Loder stands for another proposition.  While written plea forms are common in other counties, they're rare here, simply because of the caseload.  This judge happened to use one, which clearly explained all the defendant's rights, including his right to compel witnesses to appear by subpoena.  The judge never mentioned that in a plea colloquy in a companion case, so that gets vacated, too; the fact that it was in the plea agreement isn't enough.

Allied offenses are in the spotlight in two cases.  The defendant in State v. Tukes after breaking into his ex-girlfriend's apartment, he hits her current boyfriend, first with a trowel, then with a pipe wrench.   Well, at least he's handy with tools.  He contends that the trial court should've merged his convictions for aggravated burglary and felonious assault.  The court compares the elements of the two, finds that each has an element the other does not, and concludes, as has every other court which has addressed the issue, that they're not allied offenses.

The court comes to the opposite result in State v. Jackson, where life imitates artist:  Jackson -- yes, his first name is Michael -- is charged with having sex with a 15-year-old boy.  He's convicted of rape and unlawful sexual conduct with a minor, which becomes a third-degree felony upon proof that the defendant is more than ten years older than the victim.  The sole basis for this finding is the victim's statement that Michael "is, like, 26," which the court decides is, like, insufficient.

In its allied offense analysis, the court employs the same test Tukes did, and comes to the same conclusion:  Rape and unlawful sexual conduct with a minor each contain an element the other does not -- the former requires force, and the latter doesn't, while the latter requires a minor, which the former doesn't.  So why the different result?

The first inquiry [in allied offense analysis] is whether the commission of one [offense] will necessarily result in the commission of the other.  Here, applying Cabrales, we find that the commission of the rape wholly subsumes the commission of the unlawful sexual conduct with a minor. We therefore find the two offenses to be allied.

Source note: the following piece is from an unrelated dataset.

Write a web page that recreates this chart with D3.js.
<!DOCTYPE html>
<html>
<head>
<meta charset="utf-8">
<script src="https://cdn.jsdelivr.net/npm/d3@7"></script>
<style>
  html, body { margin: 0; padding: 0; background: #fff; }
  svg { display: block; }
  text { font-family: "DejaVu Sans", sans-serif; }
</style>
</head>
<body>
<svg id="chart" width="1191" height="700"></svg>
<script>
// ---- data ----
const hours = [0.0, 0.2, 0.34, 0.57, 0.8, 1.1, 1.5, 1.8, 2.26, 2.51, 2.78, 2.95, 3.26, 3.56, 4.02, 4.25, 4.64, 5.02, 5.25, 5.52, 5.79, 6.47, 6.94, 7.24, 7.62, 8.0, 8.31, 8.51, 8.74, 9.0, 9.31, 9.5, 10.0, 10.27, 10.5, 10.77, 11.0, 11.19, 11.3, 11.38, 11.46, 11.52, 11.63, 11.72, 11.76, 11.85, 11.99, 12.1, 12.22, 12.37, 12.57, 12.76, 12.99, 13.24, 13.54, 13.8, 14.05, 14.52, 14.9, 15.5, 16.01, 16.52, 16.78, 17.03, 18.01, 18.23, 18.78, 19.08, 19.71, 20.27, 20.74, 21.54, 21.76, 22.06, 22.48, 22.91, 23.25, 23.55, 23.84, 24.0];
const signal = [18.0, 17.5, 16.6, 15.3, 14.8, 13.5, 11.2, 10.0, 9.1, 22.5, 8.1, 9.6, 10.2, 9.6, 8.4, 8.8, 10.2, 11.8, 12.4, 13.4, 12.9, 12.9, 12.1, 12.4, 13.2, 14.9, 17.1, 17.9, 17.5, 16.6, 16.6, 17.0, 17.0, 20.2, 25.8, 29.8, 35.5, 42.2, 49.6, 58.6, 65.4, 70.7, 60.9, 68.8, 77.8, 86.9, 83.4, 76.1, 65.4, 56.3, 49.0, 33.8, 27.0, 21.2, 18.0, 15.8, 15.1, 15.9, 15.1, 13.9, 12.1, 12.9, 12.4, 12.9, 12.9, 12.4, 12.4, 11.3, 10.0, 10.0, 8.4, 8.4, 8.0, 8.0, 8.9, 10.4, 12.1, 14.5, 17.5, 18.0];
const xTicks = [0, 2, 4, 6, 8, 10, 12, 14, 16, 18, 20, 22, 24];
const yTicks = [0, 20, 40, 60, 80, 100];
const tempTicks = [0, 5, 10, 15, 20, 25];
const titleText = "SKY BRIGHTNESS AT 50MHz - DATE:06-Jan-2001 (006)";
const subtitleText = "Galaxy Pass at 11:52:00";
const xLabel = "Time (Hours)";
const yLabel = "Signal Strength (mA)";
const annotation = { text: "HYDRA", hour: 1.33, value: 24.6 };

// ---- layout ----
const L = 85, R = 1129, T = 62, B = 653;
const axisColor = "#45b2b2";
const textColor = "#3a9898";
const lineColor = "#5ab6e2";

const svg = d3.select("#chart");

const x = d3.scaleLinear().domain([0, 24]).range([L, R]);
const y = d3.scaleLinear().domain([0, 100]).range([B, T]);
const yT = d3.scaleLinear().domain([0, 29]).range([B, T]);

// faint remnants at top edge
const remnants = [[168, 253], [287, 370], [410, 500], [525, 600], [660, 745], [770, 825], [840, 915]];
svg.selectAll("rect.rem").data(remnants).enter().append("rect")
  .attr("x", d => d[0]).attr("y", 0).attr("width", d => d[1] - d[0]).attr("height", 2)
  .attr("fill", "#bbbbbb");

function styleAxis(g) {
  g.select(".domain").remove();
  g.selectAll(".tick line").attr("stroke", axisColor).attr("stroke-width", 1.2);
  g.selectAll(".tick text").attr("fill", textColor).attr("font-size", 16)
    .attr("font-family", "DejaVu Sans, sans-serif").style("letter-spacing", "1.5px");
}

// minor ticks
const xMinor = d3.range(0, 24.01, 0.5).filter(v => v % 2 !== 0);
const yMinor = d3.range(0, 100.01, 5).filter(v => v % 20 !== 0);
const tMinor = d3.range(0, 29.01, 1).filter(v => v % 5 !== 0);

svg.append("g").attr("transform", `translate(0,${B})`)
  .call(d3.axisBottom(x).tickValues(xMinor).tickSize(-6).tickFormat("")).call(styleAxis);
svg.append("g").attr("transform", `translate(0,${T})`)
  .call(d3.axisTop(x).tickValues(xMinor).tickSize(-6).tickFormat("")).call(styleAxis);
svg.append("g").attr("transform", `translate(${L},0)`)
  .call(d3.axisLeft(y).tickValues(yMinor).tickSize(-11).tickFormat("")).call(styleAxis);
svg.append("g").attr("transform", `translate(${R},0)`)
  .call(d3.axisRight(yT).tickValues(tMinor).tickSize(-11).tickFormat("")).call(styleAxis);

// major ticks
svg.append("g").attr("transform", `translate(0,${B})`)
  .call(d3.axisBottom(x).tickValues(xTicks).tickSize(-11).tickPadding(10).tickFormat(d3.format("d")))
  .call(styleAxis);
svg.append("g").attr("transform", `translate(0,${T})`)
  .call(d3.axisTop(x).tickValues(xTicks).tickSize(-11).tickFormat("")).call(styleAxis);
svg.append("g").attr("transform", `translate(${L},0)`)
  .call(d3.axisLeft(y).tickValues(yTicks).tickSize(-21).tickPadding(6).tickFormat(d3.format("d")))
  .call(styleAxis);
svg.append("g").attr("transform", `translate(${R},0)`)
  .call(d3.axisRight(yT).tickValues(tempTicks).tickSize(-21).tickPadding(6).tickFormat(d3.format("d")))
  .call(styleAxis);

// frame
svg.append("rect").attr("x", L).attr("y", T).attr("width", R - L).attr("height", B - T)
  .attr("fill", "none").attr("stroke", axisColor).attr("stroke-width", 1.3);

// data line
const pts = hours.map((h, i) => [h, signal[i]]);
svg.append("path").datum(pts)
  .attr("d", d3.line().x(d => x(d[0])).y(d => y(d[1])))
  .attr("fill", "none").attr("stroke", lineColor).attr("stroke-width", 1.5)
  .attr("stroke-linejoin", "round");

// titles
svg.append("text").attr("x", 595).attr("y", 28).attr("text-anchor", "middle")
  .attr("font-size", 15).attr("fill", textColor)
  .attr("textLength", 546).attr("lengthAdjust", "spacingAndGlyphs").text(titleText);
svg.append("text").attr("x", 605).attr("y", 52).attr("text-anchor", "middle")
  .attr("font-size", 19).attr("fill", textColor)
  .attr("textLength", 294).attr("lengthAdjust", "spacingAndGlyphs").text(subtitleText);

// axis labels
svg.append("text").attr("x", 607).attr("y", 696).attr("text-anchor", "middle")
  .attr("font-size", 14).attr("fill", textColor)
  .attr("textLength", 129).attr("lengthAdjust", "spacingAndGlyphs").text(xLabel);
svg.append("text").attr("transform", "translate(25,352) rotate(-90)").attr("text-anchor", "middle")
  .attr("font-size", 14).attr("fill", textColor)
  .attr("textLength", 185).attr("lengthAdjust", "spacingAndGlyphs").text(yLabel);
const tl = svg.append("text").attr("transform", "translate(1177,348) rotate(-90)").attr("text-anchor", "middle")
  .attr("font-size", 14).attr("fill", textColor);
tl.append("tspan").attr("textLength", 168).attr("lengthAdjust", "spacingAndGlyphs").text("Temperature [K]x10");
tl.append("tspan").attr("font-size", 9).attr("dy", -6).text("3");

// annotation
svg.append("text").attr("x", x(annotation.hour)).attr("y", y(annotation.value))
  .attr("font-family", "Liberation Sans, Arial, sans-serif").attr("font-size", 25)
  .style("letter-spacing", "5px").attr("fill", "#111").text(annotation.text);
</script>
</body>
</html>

I'm not sure this is right, but this perhaps best demonstrates the vagaries of allied offense law.  Under Rance's "abstract comparison" test, the two would definitely not be allied.  Nor would they be allied under the supposed "societal interest" test in State v. Brown (discussed here and here), but they might be if the Supreme Court overrules Rance and goes back to Newark v. Vazirani, because there you look to see whether one offense necessarily resulted in the other under the facts  of the case.  Do they merge under Cabrales?    I would've said no, but an indication of the confusion over this is that in the case cited in Jackson to support its result, the 5th District's decision in State v. Grant, the court there never addressed the question of whether the two offenses merge, because the prosecution in the trial court agreed that they do.

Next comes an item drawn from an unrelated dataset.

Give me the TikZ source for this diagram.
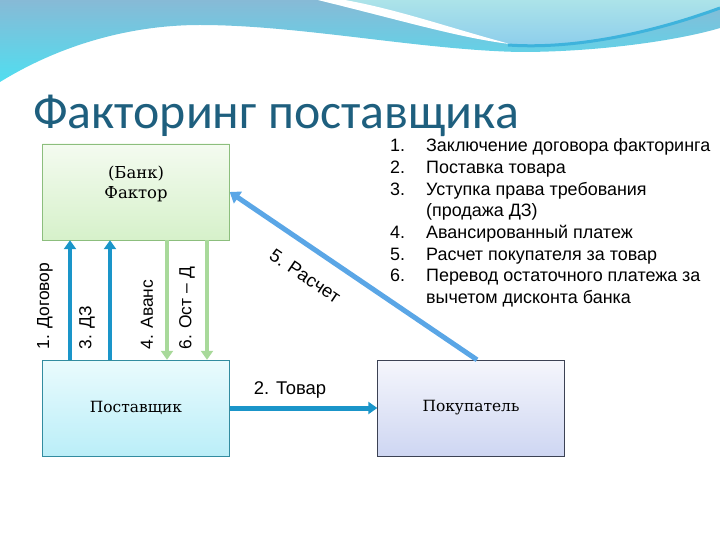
\documentclass[tikz,border=0pt]{standalone}
\usepackage{fontspec}
\setmainfont{Liberation Sans}
\newfontfamily\boxfont{DejaVu Serif}
\newfontfamily\titlefont{Carlito}
\usetikzlibrary{arrows.meta}

\definecolor{titleblue}{HTML}{1E5F7E}
\definecolor{arrblue}{HTML}{1A95C9}
\definecolor{arrgreen}{HTML}{A8D99A}
\definecolor{calcblue}{HTML}{5AA6E6}
\definecolor{waveA}{RGB}{135,186,214}
\definecolor{waveB}{RGB}{80,222,240}
\definecolor{waveC}{RGB}{172,227,233}
\definecolor{waveD}{RGB}{138,204,236}
\definecolor{waveline}{RGB}{62,179,220}

\begin{document}
\begin{tikzpicture}[x=1bp,y=-1bp,
    box/.style={draw, minimum width=187bp, minimum height=96bp, inner sep=0pt},
    boxtext/.style={font=\boxfont\fontsize{15.5}{21}\selectfont, align=center},
    uparr/.style={line width=4bp, draw=arrblue, -{Triangle[width=12bp,length=9bp]}},
    downarr/.style={line width=4bp, draw=arrgreen, -{Triangle[width=12bp,length=9bp]}},
    vlab/.style={rotate=90, anchor=west, inner sep=0pt, font=\fontsize{17.5}{20}\selectfont},
    hlab/.style={inner sep=1pt, font=\fontsize{18.5}{22}\selectfont}]
  \useasboundingbox (0,0) rectangle (720,540);
  % header wave
  \shade[top color=waveA, bottom color=waveB]
    (0,0) -- (720,0) -- (720,28) .. controls (680,40) and (600,52) .. (520,52)
    .. controls (420,50) and (300,25) .. (200,25) .. controls (130,25) and (60,45) .. (0,82) -- cycle;
  \shade[top color=waveC, bottom color=waveD]
    (318,0) .. controls (400,20) and (460,38) .. (510,44) .. controls (580,50) and (660,30) .. (720,8)
    -- (720,0) -- cycle;
  \fill[white] (318,0) .. controls (400,20) and (460,38) .. (510,44)
    .. controls (450,28) and (400,10) .. (345,0) -- cycle;
  \draw[line width=3bp, draw=waveline] (508,45) .. controls (580,50) and (660,30) .. (720,8);

  \node[anchor=base west, inner sep=0pt, text=titleblue, font=\titlefont\fontsize{50}{54}\selectfont] (ttl) at (33,129) {Факторинг поставщика};

  % boxes
  \node[box, draw={rgb,255:red,140;green,190;blue,125}, top color={rgb,255:red,244;green,251;blue,240}, bottom color={rgb,255:red,214;green,241;blue,202}] (fakt) at (136,192) {};
  \node[boxtext, font=\boxfont\fontsize{16.5}{20}\selectfont] at ([yshift=8bp]fakt.center) {(Банк)\\Фактор};
  \node[box, draw={rgb,255:red,50;green,140;blue,160}, top color={rgb,255:red,234;green,251;blue,253}, bottom color={rgb,255:red,186;green,238;blue,248}, boxtext] (post) at (136,408) {Поставщик};
  \node[box, draw={rgb,255:red,60;green,66;blue,84}, top color={rgb,255:red,245;green,246;blue,252}, bottom color={rgb,255:red,206;green,214;blue,242}, boxtext] (buy) at (471,408) {Покупатель};

  % flows
  \draw[uparr] ([xshift=-66bp]post.north) -- ([xshift=-66bp]fakt.south);
  \draw[uparr] ([xshift=-26bp]post.north) -- ([xshift=-26bp]fakt.south);
  \draw[downarr] ([xshift=31bp]fakt.south) -- ([xshift=31bp]post.north);
  \draw[downarr] ([xshift=71bp]fakt.south) -- ([xshift=71bp]post.north);
  \node[vlab] (l1) at ([xshift=-91bp,yshift=10bp]post.north) {1. Договор};
  \node[vlab] (l3) at ([xshift=-49bp,yshift=10bp]post.north) {3. ДЗ};
  \node[vlab] (l4) at ([xshift=11bp,yshift=10bp]post.north) {4. Аванс};
  \node[vlab] (l6) at ([xshift=51bp,yshift=10bp]post.north) {6. Ост – Д};

  \draw[uparr, line width=5bp] (post.east) -- (buy.west);
  \node[hlab] (l2) at (290,390) {2. Товар};
  \draw[line width=5bp, draw=calcblue, -{Triangle[width=14bp,length=10bp]}] ([xshift=6bp]buy.north) -- (fakt.east);
  \node[hlab, rotate=-34] (l5) at (305,276) {5. Расчет};

  % list of steps
  \node[anchor=base west, inner sep=0pt, font=\fontsize{18}{21.7}\selectfont] (lst) at (390,152) {%
    \begin{tabular}[t]{@{}l@{\hspace{21bp}}l@{}}
    1. & Заключение договора факторинга\\
    2. & Поставка товара\\
    3. & Уступка права требования\\
       & (продажа ДЗ)\\
    4. & Авансированный платеж\\
    5. & Расчет покупателя за товар\\
    6. & Перевод остаточного платежа за\\
       & вычетом дисконта банка
    \end{tabular}};
\end{tikzpicture}
\end{document}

Finally, a dating tip.  The defendant in State v. Kopchock is blissfully unaware of Bensing's Law of Arithmetic Age Regression, also known as the Lolita Theorem, which postulates that if a girl you meet at a party tells you she's 18, then text messages you two weeks later and tells you she's 16, she's probably actually 14.   The offense -- again, unlawful sexual conduct with a minor -- requires a reckless mens rea, and despite claiming that he was rendered "utterly speechless" upon learning the girl's true age from her father, Kopchock doesn't even make an assignment of error on that point on appeal, the argument foreclosed by, among other things, his text messages to her telling her she was "jailbait."  (In literature, this is known as foreshadowing.)  Kopchock, a college student, claims that being labeled a Tier II sex offender and being required to register as such for the next quarter-century of his life is cruel and unusual punishment, but despite the fact that such a Draconian outcome would indeed seem more fitting if we were operating under Sharia law, the argument fares as well as you expect it would.